Jakob, M., Coetzee, K., Görlach, B., Vasij, L., Waterton, O.(2023): How the Net-Zero Transformation Affects Fossil Fuel Exporters - Security Implications and Policy Options for the EU. Discussion Paper of the 4i-TRACTION Deliverable D3.7. Climate Analytics, Ecologic Institute. Berlin.
How the Net-Zero Transformation Affects Fossil Fuel Exporters - Security Implications and Policy Options for the EU
This paper focuses on the security implications for the EU arising from the devaluation of fossil resources in third countries due to climate policy-induced changes.
Understanding the potential security risks resulting from the EU's net-zero transformation is crucial, given the geopolitical tensions observed in recent years.
The transition to a net-zero economy requires a significant reduction in fossil fuel consumption, potentially leading to lower global market prices for oil and natural gas and posing challenges for countries heavily reliant on fossil fuel exports. Therefore, this study provides a conceptual framework to analyze the security implications of the EU's transition. It defines security aspects, proposes a typology to classify fossil fuel exporting countries based on their exposure, capacity to adjust, and importance to EU security. The paper examines policy options for countries to mitigate adjustment costs and discusses how the EU can support these policies. Finally, key implications for EU policymakers are highlighted.

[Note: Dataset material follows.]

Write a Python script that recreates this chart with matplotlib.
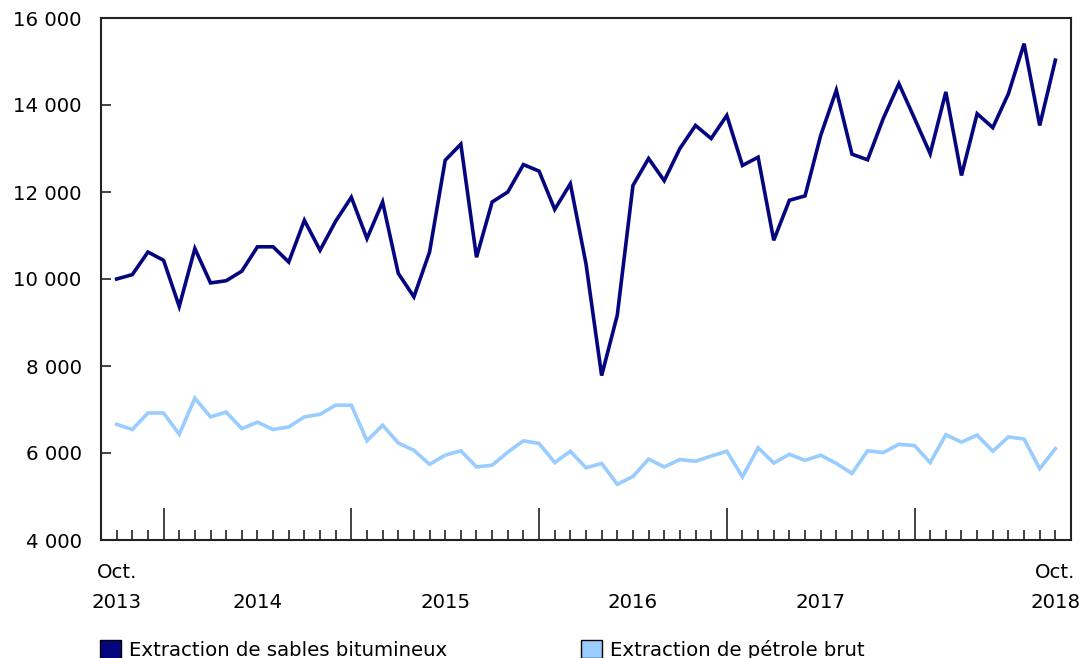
import matplotlib
matplotlib.use("Agg")
import matplotlib.pyplot as plt
from matplotlib.patches import Patch
from matplotlib.ticker import FixedLocator, FuncFormatter
import matplotlib.transforms as mtrans

# Monthly data, Oct 2013 .. Oct 2018 (61 months)
oil_sands = [10000, 10100, 10620, 10430, 9370, 10700, 9910, 9960, 10180, 10740,
             10740, 10390, 11350, 10660, 11330, 11880, 10930, 11770, 10130, 9590,
             10620, 12730, 13100, 10500, 11770, 12000, 12630, 12480, 11600, 12190,
             10350, 7780, 9170, 12150, 12770, 12260, 13000, 13530, 13230, 13760,
             12610, 12800, 10890, 11810, 11910, 13300, 14340, 12870, 12740, 13690,
             14490, 13690, 12880, 14300, 12380, 13800, 13480, 14260, 15410, 13530,
             15030]
crude_oil = [6660, 6540, 6920, 6920, 6430, 7260, 6830, 6940, 6560, 6710,
             6540, 6600, 6830, 6890, 7100, 7100, 6280, 6640, 6230, 6060,
             5740, 5950, 6050, 5680, 5720, 6020, 6280, 6220, 5780, 6040,
             5660, 5760, 5280, 5460, 5860, 5680, 5850, 5810, 5930, 6040,
             5450, 6120, 5770, 5970, 5830, 5950, 5760, 5530, 6050, 6010,
             6200, 6170, 5780, 6420, 6250, 6410, 6040, 6370, 6320, 5640,
             6100]
series_names = ["Extraction de sables bitumineux", "Extraction de pétrole brut"]
colors = ["#05057f", "#99ccff"]
year_labels = ["2014", "2015", "2016", "2017"]
year_label_idx = [9, 21, 33, 45]
jan_idx = [3, 15, 27, 39, 51]
yticks = [4000, 6000, 8000, 10000, 12000, 14000, 16000]

plt.rcParams['font.family'] = ['DejaVu Sans']
FS = 14.2

fig = plt.figure(figsize=(10.82, 6.58), dpi=100)
ax = fig.add_axes([101/1082, 1-540/658, (1071-101)/1082, (540-18)/658])

months = list(range(len(oil_sands)))
ax.plot(months, oil_sands, color=colors[0], lw=2.6, solid_joinstyle='miter')
ax.plot(months, crude_oil, color=colors[1], lw=2.6, solid_joinstyle='miter')

ax.set_xlim(-1, len(months))
ax.set_ylim(4000, 16000)

ax.yaxis.set_major_locator(FixedLocator(yticks))
ax.yaxis.set_major_formatter(FuncFormatter(lambda v, p: f"{int(v):,}".replace(",", " ")))
ax.tick_params(axis='y', direction='in', length=7.5, width=1.2, pad=14, labelsize=FS,
               colors='#222222', labelcolor='black')

ax.xaxis.set_major_locator(FixedLocator(jan_idx))
ax.xaxis.set_minor_locator(FixedLocator([m for m in months if m not in jan_idx]))
ax.tick_params(axis='x', which='major', direction='in', length=23, width=1.2,
               labelbottom=False, colors='#222222')
ax.tick_params(axis='x', which='minor', direction='in', length=7.5, width=1.2,
               colors='#222222')

for s in ax.spines.values():
    s.set_linewidth(1.5)
    s.set_color('#222222')

trans = mtrans.blended_transform_factory(ax.transData, fig.transFigure)
y1 = 1 - 573/658
y2 = 1 - 603/658
ax.text(0, y1, "Oct.", transform=trans, ha='center', va='center', fontsize=FS)
ax.text(0, y2, "2013", transform=trans, ha='center', va='center', fontsize=FS)
ax.text(months[-1], y1, "Oct.", transform=trans, ha='center', va='center', fontsize=FS)
ax.text(months[-1], y2, "2018", transform=trans, ha='center', va='center', fontsize=FS)
for lab, idx in zip(year_labels, year_label_idx):
    ax.text(idx, y2, lab, transform=trans, ha='center', va='center', fontsize=FS)

legend_x = [100/1082, 581/1082]
for name, col, lx in zip(series_names, colors, legend_x):
    h = Patch(facecolor=col, edgecolor='black', linewidth=1.0)
    fig.legend(handles=[h], labels=[name], loc='center left',
               bbox_to_anchor=(lx, 1-650/658), frameon=False, fontsize=FS,
               borderpad=0, borderaxespad=0, handlelength=1.05, handleheight=1.05,
               handletextpad=0.42)

fig.savefig("out.png", dpi=100)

Countries highly dependent on fossil fuel rents must develop comprehensive transition strategies and the international community needs to support states without the capacity to do so to ensure an equitable transition. Fossil fuel producers should focus on developing a diversified economy which integrates green sectors and technology, building long-term capacity, funding, and social structures that can support a just transition. Successful international cooperation will rely on coordination with major economic powers like the US, China, and India. Despite current geopolitical tensions, joint actions in the international climate and trade regimes, G7, G20, or multilateral development banks remain feasible. By supporting fossil fuel-dependent countries in the transition to renewable energy, the EU can navigate the net-zero transition while mitigating potential risks and fostering global cooperation.